[BEGIN RECORDS FOR THE EXERCISE]

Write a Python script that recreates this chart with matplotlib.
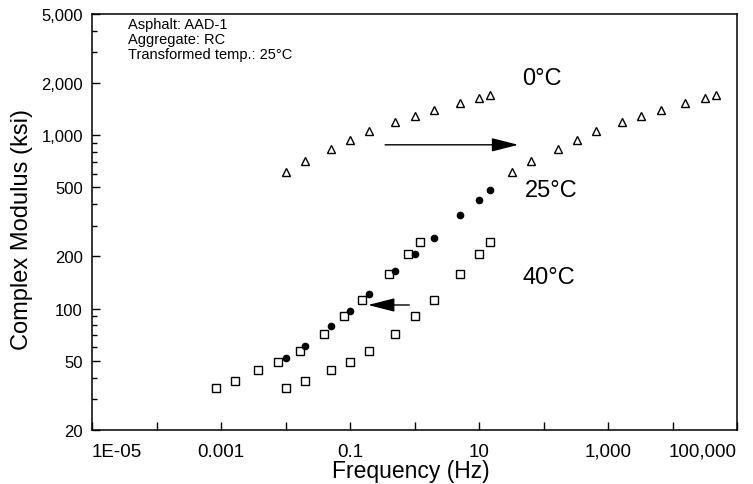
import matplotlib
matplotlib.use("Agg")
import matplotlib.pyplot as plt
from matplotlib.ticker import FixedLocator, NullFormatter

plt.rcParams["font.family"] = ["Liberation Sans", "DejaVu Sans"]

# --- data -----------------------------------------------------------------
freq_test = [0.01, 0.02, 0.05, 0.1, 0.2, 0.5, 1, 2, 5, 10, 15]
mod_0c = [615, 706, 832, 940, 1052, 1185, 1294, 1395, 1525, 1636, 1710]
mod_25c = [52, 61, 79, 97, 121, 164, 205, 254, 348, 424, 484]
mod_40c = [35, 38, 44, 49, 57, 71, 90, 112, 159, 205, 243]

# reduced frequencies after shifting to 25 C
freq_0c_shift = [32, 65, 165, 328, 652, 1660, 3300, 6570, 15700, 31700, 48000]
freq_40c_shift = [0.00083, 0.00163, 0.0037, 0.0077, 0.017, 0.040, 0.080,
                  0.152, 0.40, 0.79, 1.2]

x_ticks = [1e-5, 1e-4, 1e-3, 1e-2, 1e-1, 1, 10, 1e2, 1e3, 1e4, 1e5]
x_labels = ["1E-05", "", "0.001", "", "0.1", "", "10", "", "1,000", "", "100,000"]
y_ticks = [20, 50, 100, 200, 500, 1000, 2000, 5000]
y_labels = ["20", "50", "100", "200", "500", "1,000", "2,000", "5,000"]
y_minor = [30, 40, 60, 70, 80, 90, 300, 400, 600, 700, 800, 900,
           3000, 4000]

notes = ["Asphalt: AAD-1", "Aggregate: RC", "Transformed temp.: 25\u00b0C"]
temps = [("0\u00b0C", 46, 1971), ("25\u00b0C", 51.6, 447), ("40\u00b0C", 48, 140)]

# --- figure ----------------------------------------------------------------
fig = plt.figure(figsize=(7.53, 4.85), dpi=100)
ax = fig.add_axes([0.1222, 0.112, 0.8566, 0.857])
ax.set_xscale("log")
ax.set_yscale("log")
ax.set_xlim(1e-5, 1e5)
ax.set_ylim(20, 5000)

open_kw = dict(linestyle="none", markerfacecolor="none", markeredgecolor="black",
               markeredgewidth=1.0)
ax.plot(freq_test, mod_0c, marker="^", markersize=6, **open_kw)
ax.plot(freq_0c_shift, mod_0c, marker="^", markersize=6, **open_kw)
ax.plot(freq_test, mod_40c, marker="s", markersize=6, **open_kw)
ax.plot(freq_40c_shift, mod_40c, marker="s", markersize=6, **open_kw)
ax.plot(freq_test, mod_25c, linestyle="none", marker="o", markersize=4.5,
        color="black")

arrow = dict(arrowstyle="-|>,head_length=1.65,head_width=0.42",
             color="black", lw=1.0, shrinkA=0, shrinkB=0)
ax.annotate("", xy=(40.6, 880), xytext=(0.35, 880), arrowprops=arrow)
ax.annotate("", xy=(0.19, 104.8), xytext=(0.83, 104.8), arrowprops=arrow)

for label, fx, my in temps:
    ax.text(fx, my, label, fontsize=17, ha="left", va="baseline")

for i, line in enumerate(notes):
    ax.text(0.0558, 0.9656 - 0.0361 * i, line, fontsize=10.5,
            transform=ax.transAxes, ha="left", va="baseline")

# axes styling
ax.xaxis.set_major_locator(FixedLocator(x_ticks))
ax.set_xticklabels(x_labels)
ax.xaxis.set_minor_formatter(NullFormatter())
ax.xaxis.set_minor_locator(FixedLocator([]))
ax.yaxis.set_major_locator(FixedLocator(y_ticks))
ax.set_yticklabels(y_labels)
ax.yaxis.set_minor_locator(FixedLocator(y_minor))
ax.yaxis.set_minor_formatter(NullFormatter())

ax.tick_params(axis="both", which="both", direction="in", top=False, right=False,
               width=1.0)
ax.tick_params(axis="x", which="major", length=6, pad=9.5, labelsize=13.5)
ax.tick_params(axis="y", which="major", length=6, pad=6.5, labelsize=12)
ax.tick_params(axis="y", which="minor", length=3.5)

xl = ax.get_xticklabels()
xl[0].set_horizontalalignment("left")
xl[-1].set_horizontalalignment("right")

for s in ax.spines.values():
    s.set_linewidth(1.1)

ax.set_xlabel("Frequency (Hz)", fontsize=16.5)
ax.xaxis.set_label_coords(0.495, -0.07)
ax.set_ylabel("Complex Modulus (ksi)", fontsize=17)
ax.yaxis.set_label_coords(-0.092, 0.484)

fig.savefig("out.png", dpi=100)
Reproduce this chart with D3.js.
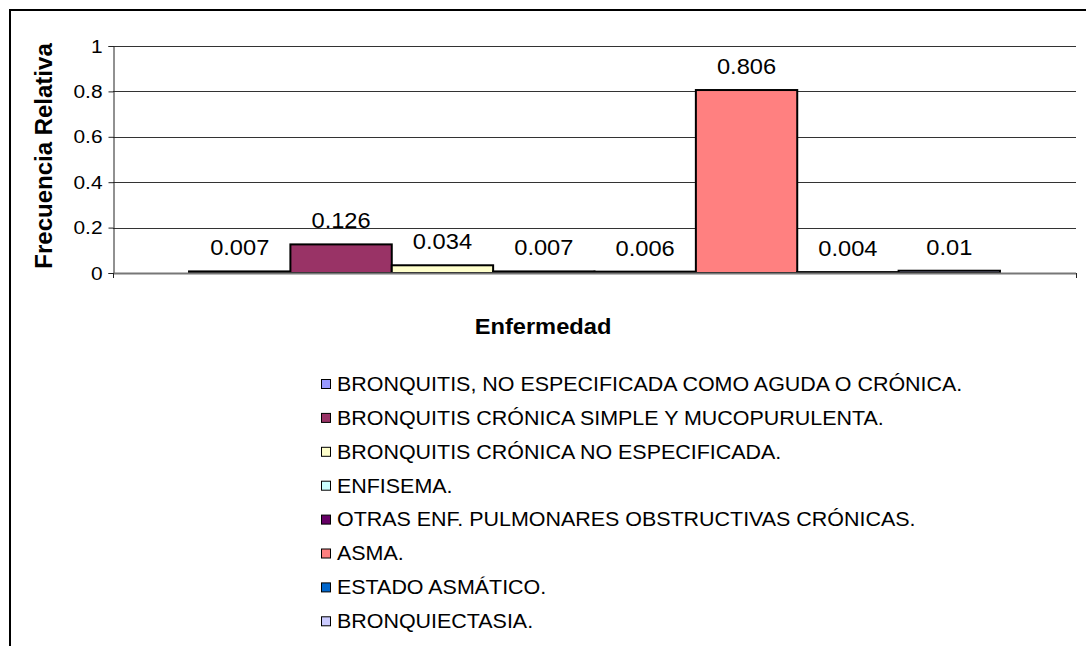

[END RECORDS FOR THE EXERCISE]

_WORK TO BE COMPLETED_:
Apart from the pictures, the entries above are to be repeated in full and exactly.

_WRITTEN REPLY_:
Write a Python script that recreates this chart with matplotlib.
import matplotlib
matplotlib.use("Agg")
import matplotlib.pyplot as plt
from matplotlib.ticker import FixedLocator, NullFormatter

plt.rcParams["font.family"] = ["Liberation Sans", "DejaVu Sans"]

# --- data -----------------------------------------------------------------
freq_test = [0.01, 0.02, 0.05, 0.1, 0.2, 0.5, 1, 2, 5, 10, 15]
mod_0c = [615, 706, 832, 940, 1052, 1185, 1294, 1395, 1525, 1636, 1710]
mod_25c = [52, 61, 79, 97, 121, 164, 205, 254, 348, 424, 484]
mod_40c = [35, 38, 44, 49, 57, 71, 90, 112, 159, 205, 243]

# reduced frequencies after shifting to 25 C
freq_0c_shift = [32, 65, 165, 328, 652, 1660, 3300, 6570, 15700, 31700, 48000]
freq_40c_shift = [0.00083, 0.00163, 0.0037, 0.0077, 0.017, 0.040, 0.080,
                  0.152, 0.40, 0.79, 1.2]

x_ticks = [1e-5, 1e-4, 1e-3, 1e-2, 1e-1, 1, 10, 1e2, 1e3, 1e4, 1e5]
x_labels = ["1E-05", "", "0.001", "", "0.1", "", "10", "", "1,000", "", "100,000"]
y_ticks = [20, 50, 100, 200, 500, 1000, 2000, 5000]
y_labels = ["20", "50", "100", "200", "500", "1,000", "2,000", "5,000"]
y_minor = [30, 40, 60, 70, 80, 90, 300, 400, 600, 700, 800, 900,
           3000, 4000]

notes = ["Asphalt: AAD-1", "Aggregate: RC", "Transformed temp.: 25\u00b0C"]
temps = [("0\u00b0C", 46, 1971), ("25\u00b0C", 51.6, 447), ("40\u00b0C", 48, 140)]

# --- figure ----------------------------------------------------------------
fig = plt.figure(figsize=(7.53, 4.85), dpi=100)
ax = fig.add_axes([0.1222, 0.112, 0.8566, 0.857])
ax.set_xscale("log")
ax.set_yscale("log")
ax.set_xlim(1e-5, 1e5)
ax.set_ylim(20, 5000)

open_kw = dict(linestyle="none", markerfacecolor="none", markeredgecolor="black",
               markeredgewidth=1.0)
ax.plot(freq_test, mod_0c, marker="^", markersize=6, **open_kw)
ax.plot(freq_0c_shift, mod_0c, marker="^", markersize=6, **open_kw)
ax.plot(freq_test, mod_40c, marker="s", markersize=6, **open_kw)
ax.plot(freq_40c_shift, mod_40c, marker="s", markersize=6, **open_kw)
ax.plot(freq_test, mod_25c, linestyle="none", marker="o", markersize=4.5,
        color="black")

arrow = dict(arrowstyle="-|>,head_length=1.65,head_width=0.42",
             color="black", lw=1.0, shrinkA=0, shrinkB=0)
ax.annotate("", xy=(40.6, 880), xytext=(0.35, 880), arrowprops=arrow)
ax.annotate("", xy=(0.19, 104.8), xytext=(0.83, 104.8), arrowprops=arrow)

for label, fx, my in temps:
    ax.text(fx, my, label, fontsize=17, ha="left", va="baseline")

for i, line in enumerate(notes):
    ax.text(0.0558, 0.9656 - 0.0361 * i, line, fontsize=10.5,
            transform=ax.transAxes, ha="left", va="baseline")

# axes styling
ax.xaxis.set_major_locator(FixedLocator(x_ticks))
ax.set_xticklabels(x_labels)
ax.xaxis.set_minor_formatter(NullFormatter())
ax.xaxis.set_minor_locator(FixedLocator([]))
ax.yaxis.set_major_locator(FixedLocator(y_ticks))
ax.set_yticklabels(y_labels)
ax.yaxis.set_minor_locator(FixedLocator(y_minor))
ax.yaxis.set_minor_formatter(NullFormatter())

ax.tick_params(axis="both", which="both", direction="in", top=False, right=False,
               width=1.0)
ax.tick_params(axis="x", which="major", length=6, pad=9.5, labelsize=13.5)
ax.tick_params(axis="y", which="major", length=6, pad=6.5, labelsize=12)
ax.tick_params(axis="y", which="minor", length=3.5)

xl = ax.get_xticklabels()
xl[0].set_horizontalalignment("left")
xl[-1].set_horizontalalignment("right")

for s in ax.spines.values():
    s.set_linewidth(1.1)

ax.set_xlabel("Frequency (Hz)", fontsize=16.5)
ax.xaxis.set_label_coords(0.495, -0.07)
ax.set_ylabel("Complex Modulus (ksi)", fontsize=17)
ax.yaxis.set_label_coords(-0.092, 0.484)

fig.savefig("out.png", dpi=100)
Reproduce this chart with D3.js.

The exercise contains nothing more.